2 – Con il secondo motivo il ricorrente deduceva il vizio della motivazione inerente alla valutazione degli elementi di prova, con riferimento alla individuazione compiuta dal figlio della persona offesa che aveva reso sommarie informazioni alla PS. Evidenziava infine che mancava la prova certa che il soggetto che viaggiava a bordo dell’autobus fosse proprio l’imputato. Per tali motivi chiedeva l’annullamento della sentenza impugnata.

Motivi della decisione

La Corte rileva che il ricorso deve ritenersi privo di fondamento.

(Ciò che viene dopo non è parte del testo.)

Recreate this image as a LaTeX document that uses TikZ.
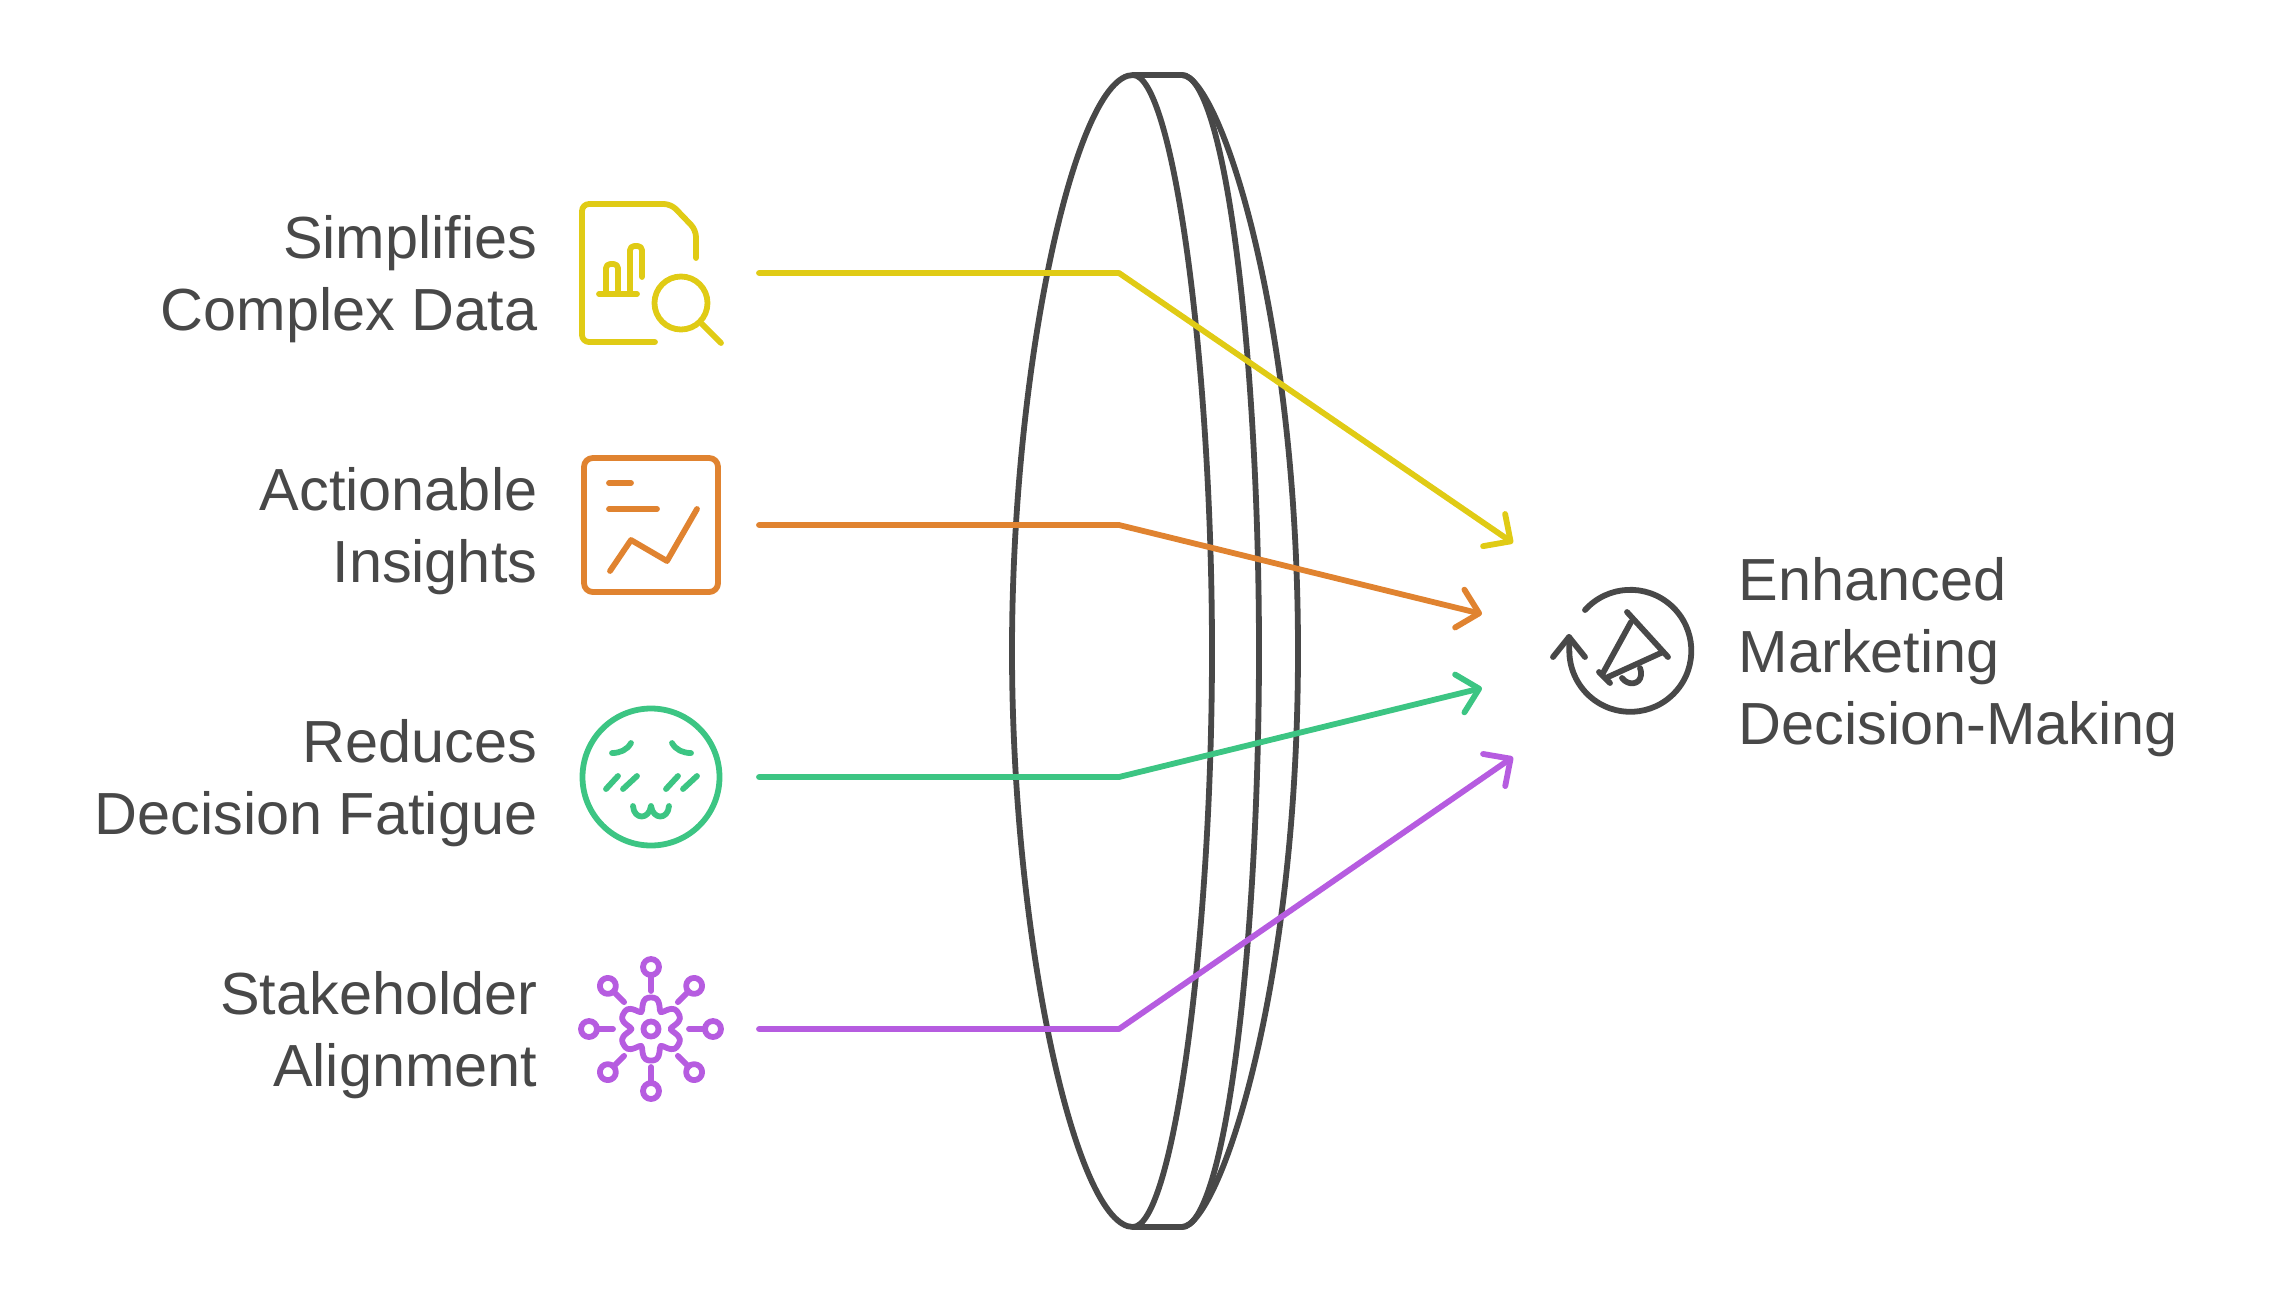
\documentclass[tikz,border=0pt]{standalone}
\usepackage{fontspec}
\setmainfont{Liberation Sans}
\usetikzlibrary{arrows.meta}
\definecolor{inkgray}{HTML}{484848}
\definecolor{dataYellow}{HTML}{E0CB15}
\definecolor{insightOrange}{HTML}{E08330}
\definecolor{fatigueGreen}{HTML}{3CC583}
\definecolor{alignPurple}{HTML}{B65CE0}
\tikzset{
  label text/.style={text=inkgray, inner sep=0pt, font=\fontsize{16.9}{20.5}\selectfont},
  lens line/.style={draw=inkgray, line width=0.58mm},
  icon line/.style={line width=0.58mm, line cap=round, line join=round},
  flow/.style={line width=0.58mm, line cap=round, line join=round,
    arrows={-Straight Barb[round, length=0.2cm, width=0.39cm]}},
}
\begin{document}
\begin{tikzpicture}[x=0.01cm, y=-0.01cm]
\useasboundingbox (0, 0) rectangle (2274, 1302);

% lens
\draw[lens line] (1133, 75) .. controls (1076, 75) and (1012, 363) .. (1012, 651)
  .. controls (1012, 939) and (1076, 1227) .. (1133, 1227) -- (1182, 1227)
  .. controls (1217, 1227) and (1298, 997) .. (1298, 651)
  .. controls (1298, 305) and (1217, 75) .. (1182, 75) -- cycle;
\draw[lens line] (1133, 75) .. controls (1173, 75) and (1212, 363) .. (1212, 651)
  .. controls (1212, 939) and (1173, 1227) .. (1133, 1227);
\draw[lens line] (1182, 75) .. controls (1226, 75) and (1259, 363) .. (1259, 651)
  .. controls (1259, 939) and (1226, 1227) .. (1182, 1227);

% labels
\node[label text, anchor=east, align=right] (simplifies) at (538, 279) {Simplifies\\Complex Data};
\node[label text, anchor=east, align=right] (actionable) at (538, 531) {Actionable\\Insights};
\node[label text, anchor=east, align=right] (fatigue) at (538, 783) {Reduces\\Decision Fatigue};
\node[label text, anchor=east, align=right] (alignment) at (538, 1035) {Stakeholder\\Alignment};
\node[label text, anchor=west, align=left] (enhanced) at (1738, 657) {Enhanced\\Marketing\\Decision-Making};

% connector ends
\coordinate (data_start) at (759, 273);
\coordinate (data_bend) at (1119, 273);
\coordinate (data_tip) at (1513, 543);
\coordinate (insight_start) at (759, 525);
\coordinate (insight_bend) at (1119, 525);
\coordinate (insight_tip) at (1482, 614);
\coordinate (fatigue_start) at (759, 777);
\coordinate (fatigue_bend) at (1119, 777);
\coordinate (fatigue_tip) at (1482, 688);
\coordinate (align_start) at (759, 1029);
\coordinate (align_bend) at (1119, 1029);
\coordinate (align_tip) at (1513, 757);
\draw[flow, draw=dataYellow] (data_start) -- (data_bend) -- (data_tip);
\draw[flow, draw=insightOrange] (insight_start) -- (insight_bend) -- (insight_tip);
\draw[flow, draw=fatigueGreen] (fatigue_start) -- (fatigue_bend) -- (fatigue_tip);
\draw[flow, draw=alignPurple] (align_start) -- (align_bend) -- (align_tip);

% yellow icon
\begin{scope}[icon line, draw=dataYellow]
\draw[rounded corners=2pt] (655, 342) -- (582, 342) -- (582, 204) -- (671, 204) -- (696, 230) -- (696, 258);
\draw (599, 294) -- (637, 294);
\draw[rounded corners=1.2pt] (606, 294) -- (606, 264) -- (618, 264) -- (618, 294);
\draw[rounded corners=1.2pt] (630, 294) -- (630, 246) -- (642, 246) -- (642, 277);
\draw (681, 303) circle (26.5);
\draw (702, 324) -- (721, 343);
\end{scope}

% orange icon
\begin{scope}[icon line, draw=insightOrange]
\draw[rounded corners=2.5pt] (584, 458) rectangle (718, 592);
\draw (609, 483) -- (631, 483);
\draw (609, 509) -- (657, 509);
\draw (610, 571) -- (631, 540) -- (667, 561) -- (697, 509);
\end{scope}

% green icon
\begin{scope}[icon line, draw=fatigueGreen]
\draw (651, 777) circle (68.5);
\draw (612, 753) .. controls (620, 753) and (627, 750) .. (631, 743);
\draw (691, 753) .. controls (683, 753) and (676, 750) .. (672, 743);
\draw (606, 789) -- (618, 776);
\draw (623, 789) -- (637, 776);
\draw (666, 789) -- (678, 776);
\draw (683, 789) -- (697, 776);
\draw (633, 806) .. controls (634, 820) and (649, 820) .. (651, 806)
  .. controls (653, 820) and (668, 820) .. (669, 806);
\end{scope}

% purple icon
\begin{scope}[icon line, draw=alignPurple, shift={(651, 1029)}]
\draw (0, 0) circle (7.5);
\draw plot[domain=0:360, samples=73, smooth] (\x:{27 + 6 * cos(6 * \x - 180) - 1.5 * cos(12 * \x)}) -- cycle;
\foreach \a in {0, 90, 180, 270} {
  \draw (\a:38) -- (\a:54);
  \draw (\a:62) circle (8);
}
\foreach \a in {45, 135, 225, 315} {
  \draw (\a:38) -- (\a:53);
  \draw (\a:61) circle (8);
}
\end{scope}

% megaphone icon
\begin{scope}[icon line, draw=inkgray]
\draw (1585, 610) arc[start angle=222, end angle=540, radius=61] -- (1569, 637);
\draw (1553, 657) -- (1569, 637) -- (1585, 657);
\draw (1627, 612) -- (1668, 657);
\draw (1599, 672) -- (1610, 683);
\draw (1631, 622) -- (1603, 673);
\draw (1663, 652) -- (1608, 677);
\draw (1622, 678) .. controls (1628, 686) and (1640, 685) .. (1641, 675) .. controls (1641, 672) and (1641, 670) .. (1640, 668);
\end{scope}
\end{tikzpicture}
\end{document}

Invero le doglianze della difesa concernenti la erronea applicazione dell’art. 624 c.p. e art. 625 c.p., n. 4 si rivelano prive di fondamento al cospetto della adeguata motivazione della sentenza, che esaminando le risultanze processuali in riferimento alle censure articolate dalla difesa dell’imputatogliene corretto il giudizio di penale responsabilità formulato dal primo giudice, per la pluralità di elementi desunti dalle dichiarazioni che la persona offesa dal reato aveva reso ai CC. e dalla individuazione fotografica effettuata dal figlio della donna, ritenuta attendibile, avendo il bambino riconosciuto in foto l’individuo a lui noto.

Orbene, si rivelano infondati i rilievi difensivi concernenti la inesistenza di elementi di prova, avendo il giudice valutato nel loro complesso le risultanze richiamate anche per l’attendibilità delle dichiarazioni provenienti dal soggetto che aveva individuato l’imputato.

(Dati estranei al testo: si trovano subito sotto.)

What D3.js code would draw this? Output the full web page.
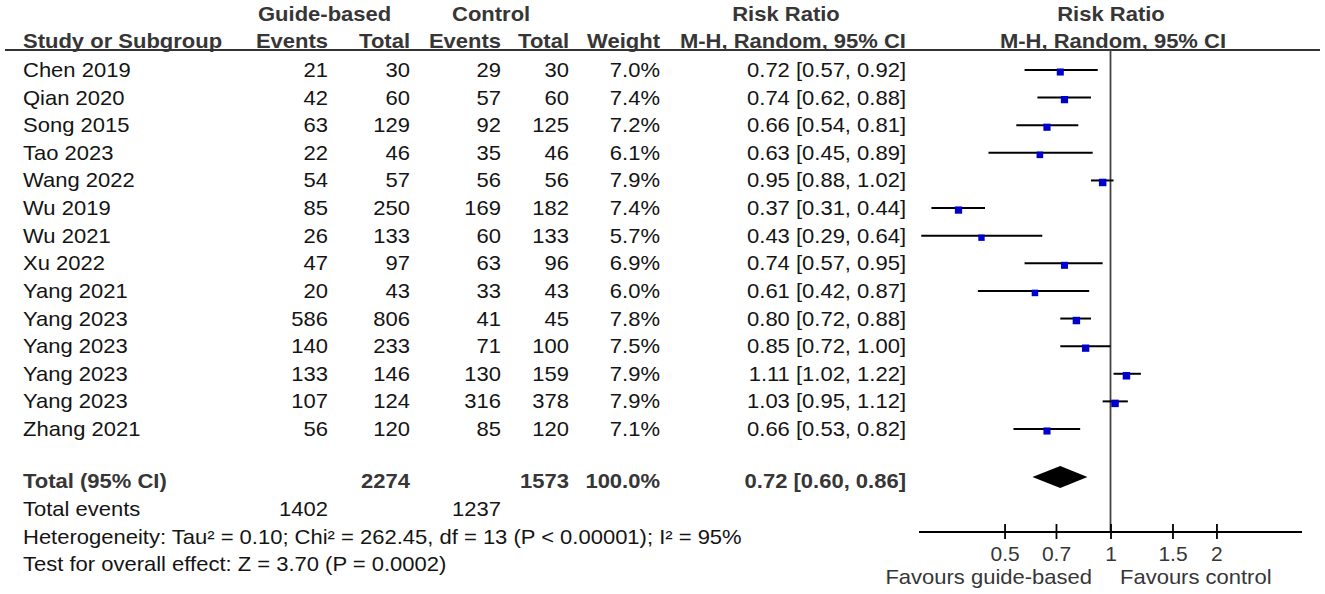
<!DOCTYPE html>
<html>
<head>
<meta charset="utf-8">
<script src="https://cdn.jsdelivr.net/npm/d3@7"></script>
<style>
  html, body { margin: 0; padding: 0; background: #fff; }
  svg { display: block; font-family: "Liberation Sans", Arial, sans-serif; }
</style>
</head>
<body>
<svg id="chart" width="1325" height="594"></svg>
<script>
// ---------------- data ----------------
const studies = ["Chen 2019","Qian 2020","Song 2015","Tao 2023","Wang 2022","Wu 2019","Wu 2021","Xu 2022","Yang 2021","Yang 2023","Yang 2023","Yang 2023","Yang 2023","Zhang 2021"];
const guideEvents = [21,42,63,22,54,85,26,47,20,586,140,133,107,56];
const guideTotal  = [30,60,129,46,57,250,133,97,43,806,233,146,124,120];
const ctrlEvents  = [29,57,92,35,56,169,60,63,33,41,71,130,316,85];
const ctrlTotal   = [30,60,125,46,56,182,133,96,43,45,100,159,378,120];
const weights     = [7.0,7.4,7.2,6.1,7.9,7.4,5.7,6.9,6.0,7.8,7.5,7.9,7.9,7.1];
const rr          = [0.72,0.74,0.66,0.63,0.95,0.37,0.43,0.74,0.61,0.80,0.85,1.11,1.03,0.66];
const rrLow       = [0.57,0.62,0.54,0.45,0.88,0.31,0.29,0.57,0.42,0.72,0.72,1.02,0.95,0.53];
const rrHigh      = [0.92,0.88,0.81,0.89,1.02,0.44,0.64,0.95,0.87,0.88,1.00,1.22,1.12,0.82];
const pooled      = {rr: 0.72, lo: 0.60, hi: 0.86};
const totals      = {guideTotal: 2274, ctrlTotal: 1573, weight: "100.0%", guideEvents: 1402, ctrlEvents: 1237};
const tickValues  = [0.5, 0.7, 1, 1.5, 2];
const tickLabels  = ["0.5", "0.7", "1", "1.5", "2"];
const heterogeneity = "Heterogeneity: Tau² = 0.10; Chi² = 262.45, df = 13 (P < 0.00001); I² = 95%";
const overall     = "Test for overall effect: Z = 3.70 (P = 0.0002)";

// ---------------- layout ----------------
const svg = d3.select("#chart");
const FS = 20, SX = 1.1;
const bodyCol = "#141414", headCol = "#363636";

function txt(x, y, s, opts = {}) {
  const t = svg.append("text")
    .attr("transform", `translate(${x},${y}) scale(${SX},1)`)
    .attr("dy", "0.35em")
    .attr("font-size", opts.size || FS)
    .attr("fill", opts.fill || bodyCol)
    .attr("font-weight", opts.bold ? "bold" : "normal")
    .attr("text-anchor", opts.anchor || "start")
    .text(s);
  return t;
}

const fmt2 = d3.format(".2f");
const fmt1 = d3.format(".1f");

const y = d3.scalePoint().domain(d3.range(studies.length)).range([70, 429]);
const x = d3.scaleLog().domain([1 / 3.5, 3.5]).range([919, 1302]);

// column right edges
const cGE = 328, cGT = 410, cCE = 501, cCT = 569, cW = 660, cRR = 906;

// headers
txt(258, 14, "Guide-based", {bold: true, fill: headCol});
txt(452, 14, "Control", {bold: true, fill: headCol});
txt(786, 14, "Risk Ratio", {bold: true, fill: headCol, anchor: "middle"});
txt(1111, 14, "Risk Ratio", {bold: true, fill: headCol, anchor: "middle"});
txt(23, 41, "Study or Subgroup", {bold: true, fill: headCol});
txt(cGE, 41, "Events", {bold: true, fill: headCol, anchor: "end"});
txt(cGT, 41, "Total", {bold: true, fill: headCol, anchor: "end"});
txt(cCE, 41, "Events", {bold: true, fill: headCol, anchor: "end"});
txt(cCT, 41, "Total", {bold: true, fill: headCol, anchor: "end"});
txt(cW, 41, "Weight", {bold: true, fill: headCol, anchor: "end"});
txt(cRR, 41, "M-H, Random, 95% CI", {bold: true, fill: headCol, anchor: "end"});
txt(1113, 41, "M-H, Random, 95% CI", {bold: true, fill: headCol, anchor: "middle"});

svg.append("line").attr("x1", 5).attr("x2", 1320).attr("y1", 50).attr("y2", 50)
  .attr("stroke", "#333").attr("stroke-width", 1.8);

// rows
studies.forEach((s, i) => {
  const yy = y(i);
  txt(23, yy, s);
  txt(cGE, yy, guideEvents[i], {anchor: "end"});
  txt(cGT, yy, guideTotal[i], {anchor: "end"});
  txt(cCE, yy, ctrlEvents[i], {anchor: "end"});
  txt(cCT, yy, ctrlTotal[i], {anchor: "end"});
  txt(cW, yy, fmt1(weights[i]) + "%", {anchor: "end"});
  txt(cRR, yy, `${fmt2(rr[i])} [${fmt2(rrLow[i])}, ${fmt2(rrHigh[i])}]`, {anchor: "end"});
});

// totals
const yTot = 481;
txt(23, yTot, "Total (95% CI)", {bold: true, fill: headCol});
txt(cGT, yTot, totals.guideTotal, {bold: true, fill: headCol, anchor: "end"});
txt(cCT, yTot, totals.ctrlTotal, {bold: true, fill: headCol, anchor: "end"});
txt(cW, yTot, totals.weight, {bold: true, fill: headCol, anchor: "end"});
txt(cRR, yTot, `${fmt2(pooled.rr)} [${fmt2(pooled.lo)}, ${fmt2(pooled.hi)}]`, {bold: true, fill: headCol, anchor: "end"});
txt(23, 509, "Total events");
txt(cGE, 509, totals.guideEvents, {anchor: "end"});
txt(cCE, 509, totals.ctrlEvents, {anchor: "end"});
txt(23, 537, heterogeneity);
txt(23, 564, overall);

// forest plot
const axisY = 532;
svg.append("line").attr("x1", x(1)).attr("x2", x(1)).attr("y1", 50).attr("y2", axisY)
  .attr("stroke", "#444").attr("stroke-width", 1.8);

const rows = svg.append("g");
studies.forEach((s, i) => {
  const yy = y(i);
  rows.append("line").attr("x1", x(rrLow[i])).attr("x2", x(rrHigh[i]))
    .attr("y1", yy).attr("y2", yy).attr("stroke", "#000").attr("stroke-width", 2);
  const sz = 7.5 * Math.sqrt(weights[i] / 7.9);
  rows.append("rect").attr("x", x(rr[i]) - sz / 2).attr("y", yy + 2 - sz / 2)
    .attr("width", sz).attr("height", sz).attr("fill", "#0000cc");
});

// diamond
const dY = 477, dH = 11;
svg.append("path")
  .attr("d", `M${x(pooled.lo)},${dY} L${x(pooled.rr)},${dY - dH} L${x(pooled.hi)},${dY} L${x(pooled.rr)},${dY + dH} Z`)
  .attr("fill", "#000");

// axis
const axis = d3.axisBottom(x).tickValues(tickValues).tickFormat((d, i) => tickLabels[i]).tickSizeOuter(0).tickSize(7).tickPadding(8);
const ag = svg.append("g").attr("transform", `translate(0,${axisY})`).call(axis);
ag.select(".domain").attr("stroke", "#000").attr("stroke-width", 1.8).attr("d", `M${x.range()[0]},0H${x.range()[1]}`);
ag.selectAll(".tick line").attr("y1", -8).attr("y2", 7).attr("stroke", "#000").attr("stroke-width", 1.8);
ag.selectAll(".tick text").attr("font-size", 21).attr("fill", headCol)
  .attr("font-family", "Liberation Sans, Arial, sans-serif").attr("y", 14).attr("dy", "0.71em");

txt(1092, 577, "Favours guide-based", {fill: headCol, anchor: "end"});
txt(1120, 577, "Favours control", {fill: headCol});
</script>
</body>
</html>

Nè può essere censurata la valutazione delle dichiarazioni della persona offesa, dovendosi peraltro ritenere ininifluente la circostanza che la stessa non avesse percepito direttamente il verificarsi della condotta delittuosa, avendo al riguardo la Corte reso adeguata e logica motivazione, che rende conto sul punto della univocità delle fonti probatorie.

Va menzionata al riguardo la sentenza di questa Corte, Sez. 2, del 26- 6-1998, n.7530 – secondo la quale "Il giudice di merito può trarre il proprio convincimento anche da ricognizioni non formali e riconoscimenti fotografici perchè,nell’ambito dei poteri discrezionali che l’ordinamento gli riconoscerò attribuire concreto valore indiziante o probatorio all’identificazione dell’autore del reato mediante riconoscimento fotografico, che costituisce accertamento di fatto utilizzabile in virtù dei principi di non tassatività dei mezzi di prova e del libero convincimento".

La Corte,ritiene altresì adeguata la motivazione della sentenza in riferimento all’inquadramento normativo del reato,escludendo l’erronea applicazione dell’art. 624 c.p., art. 625 c.p., n. 4.

Va infatti evidenziato che l’azione furtiva,evidentemente realizzata mentre la vittima si trovava a bordo del mezzo di trasporto pubblico,alla stregua delle risultanze indicate dai giudici di merito,si qualifica come furto aggravato dalla destrezza, essendo sufficiente ad integrare l’aggravante anche la condotta di colui che abbia approfittato di una qualsivoglia situazione soggettiva od oggettiva, favorevole per eludere la normale vigilanza dell’uomo medio – (v. in tal senso Cass. Sez.1 – sentenza del 26 gennaio 1995, n.919,Gaeta – ed altre conforme tra cui Cass. Sez. 5, 2.12.2005, n.44018 – Fazio).

Devono ritenersi infine inammissibili gli ulteriori rilievi difensivi tendenti a negare l’esistenza di prove del fatto contestato,secondo la prospettazione di diversa interpretazione delle risultanze che la Corte territoriale ha analizzato compiutamente valutando ogni aspetto delle deduzioni dell’appellante con logica ed esauriente motivazione.

Per tali motivi la corte deve rigettare il ricorso ed il ricorrente va condannato come per legge al pagamento delle spese processuali.

P.Q.M.

LA CORTE SUPREMA DI CASSAZIONE SEZIONE QUINTA PENALE Rigetta il ricorso e condanna il ricorrente al pagamento delle spese processuali.

Testo non ufficiale. La sola stampa del bollettino ufficiale ha carattere legale.